LEED, Efficiency Standards, and Risk Fa 08
Overview
What are green buildings?
Leadership in Energy and Environmental Design Standard
LEED, or Leadership in Energy and Environmental Design, is one of the primary certification and ratings systems for sustainable buildings. It was developed by the United States Green Building Council (USGBC) to provide guidelines and ratings system for evaluating "Green" buildings.
Background Information
Green building is focuses on improving the efficiency with which buildings use resources such as energy, water, and virgin materials. This building practice also reduces impacts on human health and the environment during the building's life cycle. The buildings are designed to reduce waste as well as pollution and environmental degradation. Ideally the buildings protect the occupant's health, improve occupant's prodcutivity, and efficiently use resources. It achieves these goals through better siting, design, construction, operation, maintenance, and removal.

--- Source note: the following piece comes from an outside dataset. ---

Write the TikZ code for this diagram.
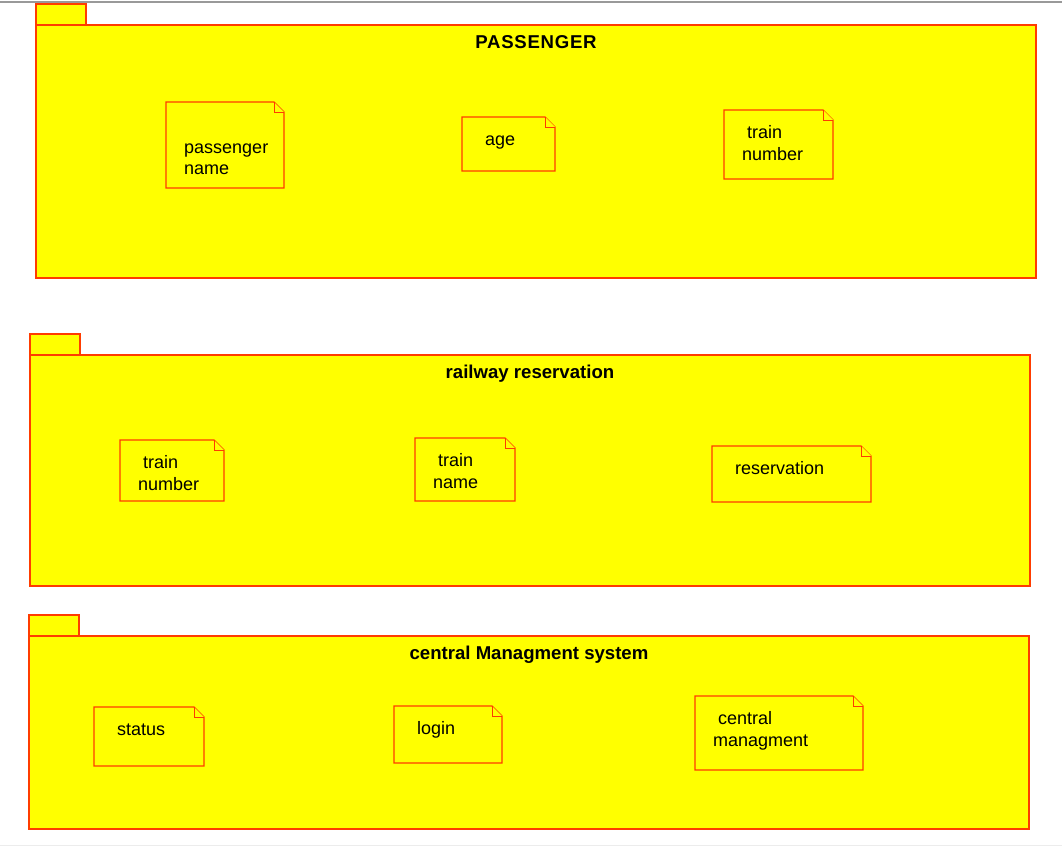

Effective green building can lead to 1) reduced operating costs by increasing productivity and using less energy and water, 2) improved public and occupant health due to improved indoor air quality, and 3) reduced environmental impacts by, for example, lessening storm water runoff and the heat island effect. Practitioners of green building often seek to achieve not only ecological but aesthetic harmony between a structure and its surrounding natural and built environment, although the appearance and style of sustainable buildings is not necessarily distinguishable from their less sustainable counterparts.